Numerous service errors on AWS today
We've weathered the last few outages very well, but we got hit badly by this one.
This is what I believe happened to us: We had a lot of Spot instances. After about two hours of not being able to spin up instances, the Spot market went screwy and prices shot up on multiple instance types across multiple availability zones at the same time.
This screwed us. Many of our redundant services were deployed to multiple spot instances across multiple availability zones and most of them were terminated at the same time. Afterwards, we weren't able to spin up replacements and had to scramble to move our key services onto unrelated instances that were spared.

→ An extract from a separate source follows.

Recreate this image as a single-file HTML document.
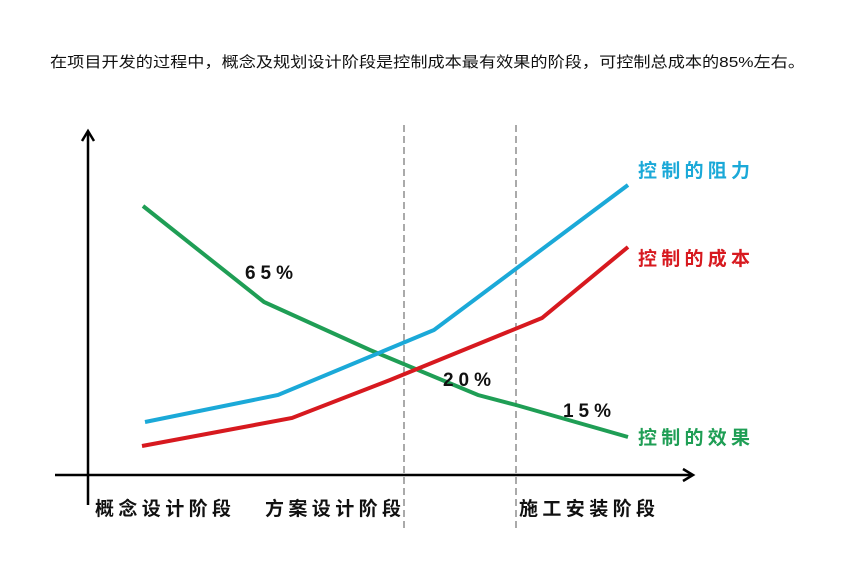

Lesson learned. Multiple availability zones aren't enough to protect you from wild spot price fluctuations and an AWS outage can aggravate spot prices pretty dramatically.
Also, as a final note, I feel this outage was severe enough to warrant something other than a green, everything's OK!!! icon.
I love how i haven't been able to launch a new instance for hours and the status page is still all green check marks, oh a few of them have an "i" subscript.
Love how Amazon pushes multi-AZ redundancy when it's always an entire region that gets screwed up. Oh, and us-east-1 again? Seriously?
when I worked there I always thought it was odd the concept of "green eye" and how every service can define it themselves. one of the few political stuff I remember during my time.